Nos dias de hoje já não faz as quantidades que fazia antigamente, só ocasionalmente quando lhe pedem os mais próximos. Como é uma tarefa muito trabalhosa e exige muito tempo, já não consegue fazê-los diariamente, porque Filomena tem um problema nos ossos.  Aprendeu a receita com uma senhora do tempo dos lanifícios, ainda era muito jovem, como recorda: “eu aprendi com aquela senhora muito idosa, e mantenho a linha”. Desde que os aprendeu a fazer que ganhou o gosto e até hoje vem vindo a aperfeiçoá-los à sua maneira, nunca deixando de fazer como eram na altura. Já teve que se atualizar aos tempos de hoje. Uma vez um cliente pediu-lhe se podia fazer um pastel de molho vegetariano. Filomena, muito reticente, experimentou e diz que até lhe saíram muito bem. O cliente adorou e já não quer outros. 


Os pastéis de Filomena já passaram por muitos sítios: “Já foram para onde se encontram os emigrantes e até para o
ex-Presidente da República, que dizia que eram os melhores pastéis que já tinha comido”. Para ela, a tradição tende a desaparecer,
porque as pessoas hoje querem é ganhar dinheiro e fazer as coisas rápido, acabando por se fazer de qualquer maneira.
Agora é tudo feito a correr “é preciso é saírem muitos, para ganhar dinheiro”, diz com um ar consternado, “e não tem o mesmo sabor”. 

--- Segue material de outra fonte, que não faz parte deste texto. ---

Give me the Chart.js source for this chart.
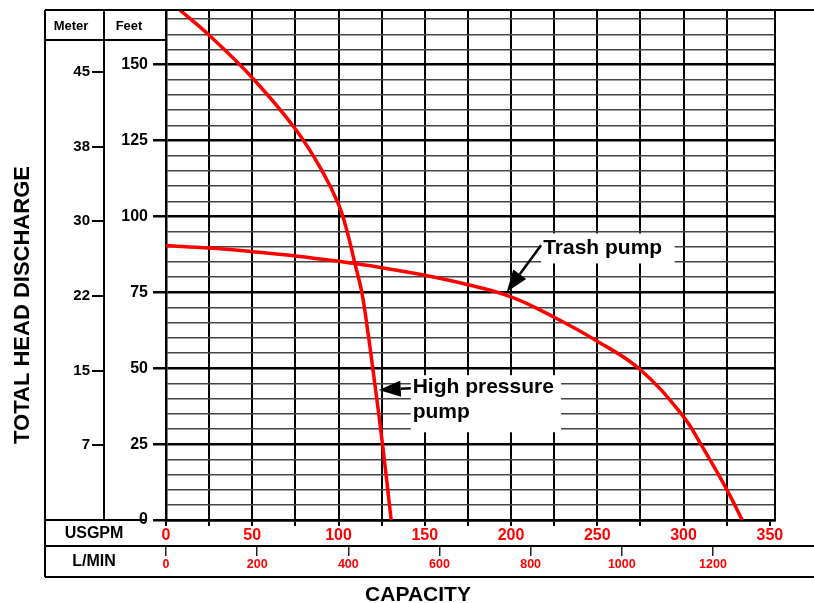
<!DOCTYPE html>
<html>
<head>
<meta charset="utf-8">
<title>Pump performance curves</title>
<script src="https://cdn.jsdelivr.net/npm/chart.js@4.4.0/dist/chart.umd.min.js"></script>
<style>
  html, body { margin: 0; padding: 0; background: #fff; }
  #wrap { width: 814px; height: 603px; position: relative; }
</style>
</head>
<body>
<div id="wrap"><canvas id="pumpChart"></canvas></div>
<script>
// capacity (USGPM) and head (ft)
const highPressureFlow = [8, 25, 50, 75, 90, 100, 105, 109.5, 113.5, 117, 121, 125.5, 130.5];
const highPressureHead = [168, 159.7, 145.7, 128.8, 115.5, 104, 95, 84.5, 75, 62, 45, 25, 0];
const trashFlow = [0, 25, 50, 75, 100, 125, 150, 175, 200, 225, 250, 275, 300, 310, 325, 334];
const trashHead = [90.4, 89.6, 88.4, 87, 85.2, 83.1, 80.6, 77.5, 73.5, 66.8, 58.9, 49.5, 34, 25, 10.1, 0];

// metre column: where the ticks sit (m) and what is printed next to them
const meterTicks = [7.5, 15, 22.5, 30, 37.5, 45];
const meterLabels = ['7', '15', '22', '30', '38', '45'];

const FT_PER_M = 3.2808;
const LPM_PER_GPM = 3.785;
const maxGpm = 353;
const maxFeet = 168;

const FONT = '"Liberation Sans", Arial, Helvetica, sans-serif';
Chart.defaults.font.family = FONT;
Chart.defaults.font.weight = 'bold';
Chart.defaults.color = '#000';

const toPoints = (xs, ys) => xs.map((x, i) => ({ x: x, y: ys[i] }));

// label boxes + arrows, in data units (GPM, ft)
const callouts = [
    { lines: ['Trash pump'], box: [217.4, 94.4, 294.8, 84.5], text: [218.6, 89.5], from: [217.4, 90.5], to: [197.5, 75.1] },
    { lines: ['High pressure', 'pump'], box: [141.9, 47.7, 229, 28.9], text: [143, 43.75], from: [141.9, 43.4], to: [123.3, 42.8] }
];

function drawArrow(ctx, x1, y1, x2, y2, headLen, headW) {
    const ang = Math.atan2(y2 - y1, x2 - x1);
    const bx = x2 - headLen * Math.cos(ang);
    const by = y2 - headLen * Math.sin(ang);
    ctx.beginPath();
    ctx.moveTo(x1, y1);
    ctx.lineTo(bx, by);
    ctx.stroke();
    ctx.beginPath();
    ctx.moveTo(x2, y2);
    ctx.lineTo(bx + headW * Math.sin(ang), by - headW * Math.cos(ang));
    ctx.lineTo(bx - headW * Math.sin(ang), by + headW * Math.cos(ang));
    ctx.closePath();
    ctx.fill();
}

const tablePlugin = {
    id: 'table',
    beforeDraw(chart) {
        const ctx = chart.ctx;
        ctx.save();
        ctx.fillStyle = '#fff';
        ctx.fillRect(0, 0, chart.width, chart.height);
        ctx.restore();
    },
    afterDatasetsDraw(chart) {
        const ctx = chart.ctx;
        const sx = chart.scales.x, sy = chart.scales.y;
        ctx.save();
        ctx.font = 'bold 21px ' + FONT;
        ctx.textBaseline = 'middle';
        callouts.forEach(c => {
            const x0 = sx.getPixelForValue(c.box[0]), y0 = sy.getPixelForValue(c.box[1]);
            const x1 = sx.getPixelForValue(c.box[2]), y1 = sy.getPixelForValue(c.box[3]);
            ctx.fillStyle = '#fff';
            ctx.fillRect(x0, y0, x1 - x0, y1 - y0);
            ctx.fillStyle = '#000';
            const tx = sx.getPixelForValue(c.text[0]);
            let ty = sy.getPixelForValue(c.text[1]);
            c.lines.forEach(line => {
                ctx.fillText(line, tx, ty);
                ty += 25;
            });
            ctx.strokeStyle = '#000';
            ctx.lineWidth = 2.5;
            drawArrow(ctx, sx.getPixelForValue(c.from[0]), sy.getPixelForValue(c.from[1]),
                sx.getPixelForValue(c.to[0]), sy.getPixelForValue(c.to[1]), 22, 8);
        });
        ctx.restore();
    },
    afterDraw(chart) {
        const ctx = chart.ctx;
        const area = chart.chartArea;
        const ym = chart.scales.y2, xg = chart.scales.x, xl = chart.scales.x2;
        const left = ym.left;
        ctx.save();
        ctx.strokeStyle = '#000';
        ctx.lineWidth = 2;
        const seg = (a, b, c, d) => { ctx.beginPath(); ctx.moveTo(a, b); ctx.lineTo(c, d); ctx.stroke(); };
        seg(left, area.top, chart.width, area.top);
        seg(left, area.top, left, xl.bottom);
        seg(left, area.top + 30, area.left, area.top + 30);
        seg(left, area.bottom, area.left - 19, area.bottom);
        seg(left, xg.bottom, chart.width, xg.bottom);
        seg(left, xl.bottom, chart.width, xl.bottom);
        seg(area.right, area.top, area.right, area.bottom);

        ctx.fillStyle = '#000';
        ctx.textAlign = 'center';
        ctx.textBaseline = 'middle';
        ctx.font = 'bold 13px ' + FONT;
        ctx.fillText('Meter', 71, 26);
        ctx.fillText('Feet', 129, 26);
        ctx.font = 'bold 16px ' + FONT;
        ctx.fillText('USGPM', 94, 534);
        ctx.fillText('L/MIN', 94, 562);
        ctx.font = 'bold 21px ' + FONT;
        ctx.fillText('CAPACITY', 418, 595);
        ctx.font = 'bold 22px ' + FONT;
        ctx.translate(23, 305);
        ctx.rotate(-Math.PI / 2);
        ctx.fillText('TOTAL HEAD DISCHARGE', 0, 0);
        ctx.restore();
    }
};

const noPad = s => { s.paddingTop = 0; s.paddingBottom = 0; };

const ctx = document.getElementById('pumpChart').getContext('2d');
const pumpChart = new Chart(ctx, {
    type: 'line',
    data: {
        datasets: [{
            label: 'High pressure pump',
            data: toPoints(highPressureFlow, highPressureHead),
            borderColor: '#ff0000',
            borderWidth: 3.5,
            pointRadius: 0,
            tension: 0.4,
            fill: false
        }, {
            label: 'Trash pump',
            data: toPoints(trashFlow, trashHead),
            borderColor: '#ff0000',
            borderWidth: 3.5,
            pointRadius: 0,
            tension: 0.4,
            fill: false
        }]
    },
    options: {
        responsive: true,
        maintainAspectRatio: false,
        animation: false,
        events: [],
        layout: { padding: { left: 45, right: 39, top: 10, bottom: 26 } },
        plugins: { legend: { display: false }, tooltip: { enabled: false } },
        scales: {
            x: {
                type: 'linear',
                position: 'bottom',
                weight: 1,
                min: 0,
                max: maxGpm,
                afterFit: s => { s.height = 26; },
                border: { color: '#000', width: 2.5 },
                grid: {
                    // the 350 line falls under the right-hand frame, only its tick shows
                    color: c => (c.tick && c.tick.value >= 350 ? 'rgba(0,0,0,0)' : '#000'),
                    tickColor: '#000',
                    lineWidth: 2,
                    tickLength: 6
                },
                ticks: {
                    stepSize: 25,
                    autoSkip: false,
                    includeBounds: false,
                    maxRotation: 0,
                    padding: 0,
                    color: '#ff0000',
                    font: { size: 16, weight: 'bold' },
                    callback: v => (v % 50 === 0 ? String(v) : '')
                }
            },
            x2: {
                type: 'linear',
                position: 'bottom',
                weight: 2,
                min: 0,
                max: maxGpm * LPM_PER_GPM,
                afterFit: s => { s.height = 31; },
                border: { display: false },
                grid: { drawOnChartArea: false, color: '#222', lineWidth: 1.5, tickLength: 10 },
                ticks: {
                    stepSize: 200,
                    autoSkip: false,
                    includeBounds: false,
                    maxRotation: 0,
                    padding: 1,
                    color: '#ff0000',
                    font: { size: 12.5, weight: 'bold' },
                    callback: v => String(v)
                }
            },
            y: {
                type: 'linear',
                position: 'left',
                weight: 1,
                min: 0,
                max: maxFeet,
                afterFit: s => { s.width = 62; noPad(s); },
                border: { color: '#000', width: 2.5 },
                grid: {
                    color: c => (c.tick && c.tick.value % 25 === 0 ? '#000' : '#444'),
                    lineWidth: c => (c.tick && c.tick.value % 25 === 0 ? 2.5 : 1.5),
                    tickColor: c => (c.tick && c.tick.value % 25 === 0 ? '#000' : 'rgba(0,0,0,0)'),
                    tickLength: 13
                },
                ticks: {
                    stepSize: 5,
                    autoSkip: false,
                    includeBounds: false,
                    padding: 5,
                    font: { size: 16, weight: 'bold' },
                    callback: v => (v % 25 === 0 ? String(v) : '')
                }
            },
            y2: {
                type: 'linear',
                position: 'left',
                weight: 2,
                min: 0,
                max: maxFeet / FT_PER_M,
                afterFit: s => { s.width = 59; noPad(s); },
                afterBuildTicks: s => { s.ticks = meterTicks.map(v => ({ value: v })); },
                border: { color: '#000', width: 2 },
                grid: { drawOnChartArea: false, color: '#000', lineWidth: 2, tickLength: 12 },
                ticks: {
                    autoSkip: false,
                    padding: 2,
                    font: { size: 15, weight: 'bold' },
                    callback: (v, i) => meterLabels[i]
                }
            }
        }
    },
    plugins: [tablePlugin]
});
</script>
</body>
</html>
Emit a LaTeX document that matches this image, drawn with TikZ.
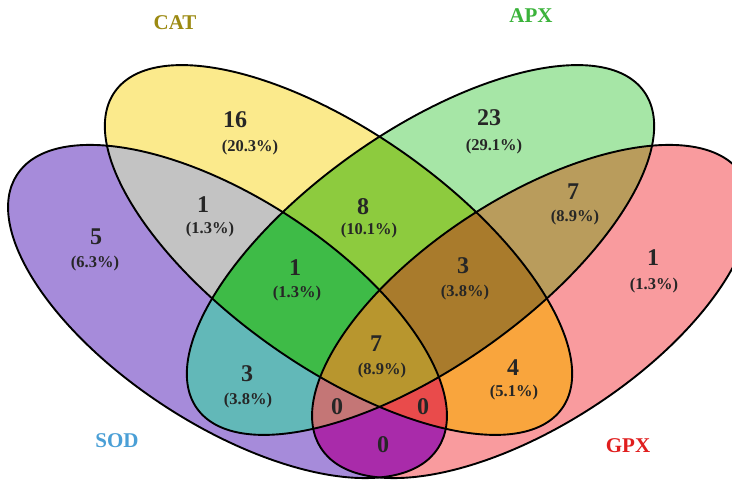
\documentclass[tikz,border=0pt]{standalone}
\usepackage{fontspec}
\setmainfont{Liberation Serif}
\definecolor{cSOD}{HTML}{A68BDA}
\definecolor{cCAT}{HTML}{FBEA8C}
\definecolor{cAPX}{HTML}{A6E6A6}
\definecolor{cGPX}{HTML}{F99B9E}
\definecolor{cSC}{HTML}{C3C3C3}
\definecolor{cCA}{HTML}{8DCB3E}
\definecolor{cAG}{HTML}{B99C5C}
\definecolor{cSA}{HTML}{62B8B8}
\definecolor{cCG}{HTML}{F9A53D}
\definecolor{cSG}{HTML}{A92BAA}
\definecolor{cSCA}{HTML}{3EBB47}
\definecolor{cCAG}{HTML}{A97B2C}
\definecolor{cSAG}{HTML}{C47676}
\definecolor{cSCG}{HTML}{E94B4B}
\definecolor{cALL}{HTML}{B8962E}
\definecolor{tCAT}{HTML}{9C8A12}
\definecolor{tAPX}{HTML}{3BB33B}
\definecolor{tSOD}{HTML}{4A9FD6}
\definecolor{tGPX}{HTML}{E01E1E}
\def\SODp{(227.5,170.5) circle [x radius=251pt, y radius=113.5pt, rotate=-33]}
\def\CATp{(338.5,232) circle [x radius=274pt, y radius=117pt, rotate=-35.3]}
\def\APXp{(420.5,232) circle [x radius=274pt, y radius=117pt, rotate=35.3]}
\def\GPXp{(531.5,170.5) circle [x radius=251pt, y radius=113.5pt, rotate=33]}
\tikzset{
  num/.style={font=\bfseries\fontsize{24}{24}\selectfont, text=black!85, inner sep=0pt},
  pct/.style={font=\bfseries\fontsize{16.5}{16.5}\selectfont, text=black!85, inner sep=0pt},
  title/.style={font=\bfseries\fontsize{21}{21}\selectfont, inner sep=0pt},
  outline/.style={draw=black, line width=1.9pt}
}
\begin{document}
\begin{tikzpicture}[x=1pt,y=1pt]
\useasboundingbox (0,0) rectangle (732,482);
\begin{scope}
\clip (0,0) rectangle (732,482);
% single sets
\fill[cSOD] \SODp;
\fill[cCAT] \CATp;
\fill[cAPX] \APXp;
\fill[cGPX] \GPXp;
% pairs
\begin{scope}\clip \SODp; \fill[cSC] \CATp; \end{scope}
\begin{scope}\clip \SODp; \fill[cSA] \APXp; \end{scope}
\begin{scope}\clip \SODp; \fill[cSG] \GPXp; \end{scope}
\begin{scope}\clip \CATp; \fill[cCA] \APXp; \end{scope}
\begin{scope}\clip \CATp; \fill[cCG] \GPXp; \end{scope}
\begin{scope}\clip \APXp; \fill[cAG] \GPXp; \end{scope}
% triples
\begin{scope}\clip \SODp; \clip \CATp; \fill[cSCA] \APXp; \end{scope}
\begin{scope}\clip \SODp; \clip \CATp; \fill[cSCG] \GPXp; \end{scope}
\begin{scope}\clip \SODp; \clip \APXp; \fill[cSAG] \GPXp; \end{scope}
\begin{scope}\clip \CATp; \clip \APXp; \fill[cCAG] \GPXp; \end{scope}
% all four
\begin{scope}\clip \SODp; \clip \CATp; \clip \APXp; \fill[cALL] \GPXp; \end{scope}
% outlines
\draw[outline] \SODp;
\draw[outline] \CATp;
\draw[outline] \APXp;
\draw[outline] \GPXp;
\end{scope}
% titles
\node[title, text=tCAT] (tcat) at (175,459) {CAT};
\node[title, text=tAPX] (tapx) at (531,466) {APX};
\node[title, text=tSOD] (tsod) at (117,41) {SOD};
\node[title, text=tGPX] (tgpx) at (628,36) {GPX};
% region labels
\node[num] (n16) at (235,362) {16};
\node[pct] (p16) at (250,334) {(20.3\%)};
\node[num] (n23) at (489,364) {23};
\node[pct] (p23) at (494,335) {(29.1\%)};
\node[num] (n5) at (96,245) {5};
\node[pct] (p5) at (95,218) {(6.3\%)};
\node[num] (nsc) at (203,277) {1};
\node[pct] (psc) at (210,252) {(1.3\%)};
\node[num] (nca) at (363,275) {8};
\node[pct] (pca) at (369,251) {(10.1\%)};
\node[num] (nag) at (573,290) {7};
\node[pct] (pag) at (575,264) {(8.9\%)};
\node[num] (ng) at (653,224) {1};
\node[pct] (pg) at (654,196) {(1.3\%)};
\node[num] (nsca) at (295,214) {1};
\node[pct] (psca) at (297,188) {(1.3\%)};
\node[num] (ncag) at (463,216) {3};
\node[pct] (pcag) at (465,189) {(3.8\%)};
\node[num] (nall) at (376,138) {7};
\node[pct] (pall) at (382,111) {(8.9\%)};
\node[num] (nsa) at (247,108) {3};
\node[pct] (psa) at (248,81) {(3.8\%)};
\node[num] (ncg) at (513,114) {4};
\node[pct] (pcg) at (514,89) {(5.1\%)};
\node[num] (nsag) at (337,75) {0};
\node[num] (nscg) at (423,75) {0};
\node[num] (nsg) at (383,37) {0};
\end{tikzpicture}
\end{document}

Sobre o segredo para um bom pastel, Filomena responde com um sorriso e diz que é a qualidade, o tempo e a dedicação.
É preciso haver produtos genuínos e, a cima de tudo, é imperativo ter-se gosto na sua confeção, assim tem-se a certeza que sai
sempre bem. “Eu quero manter a qualidade e quero manter o pastel de molho como toda a vida se fez na Covilhã”, afirma,
achandopreciso não deixar morrer a tradição e haver mais pessoas que queiram aprender.  

Filomena sente-se triste por hoje em dia não haver a preocupação em reproduzir o pastel tal e qual como ele era feito antigamente:
“Muitas vezes usam produtos mais baratos e outras alternativas para ter lucro, mas acaba por se estragar uma coisa que é tão boa e é
só da nossa terra, que não há em mais lado nenhum”.  Uma memória do tempo em que a Covilhã tinha grandes indústrias de lanifícios e que
perdura até aos dias de hoje. Uns acreditam que já não é o mesmo pastel de antigamente, outros tentam recriá-lo. Sabe-se que nunca
mais se virá a ter o verdadeiro gosto da época, mas cada um tenta à sua maneira divulgar um produto tão único da região da Beira Interior,
e tentar que se recorde esse tempo dando apenas uma trinca no pastel de molho.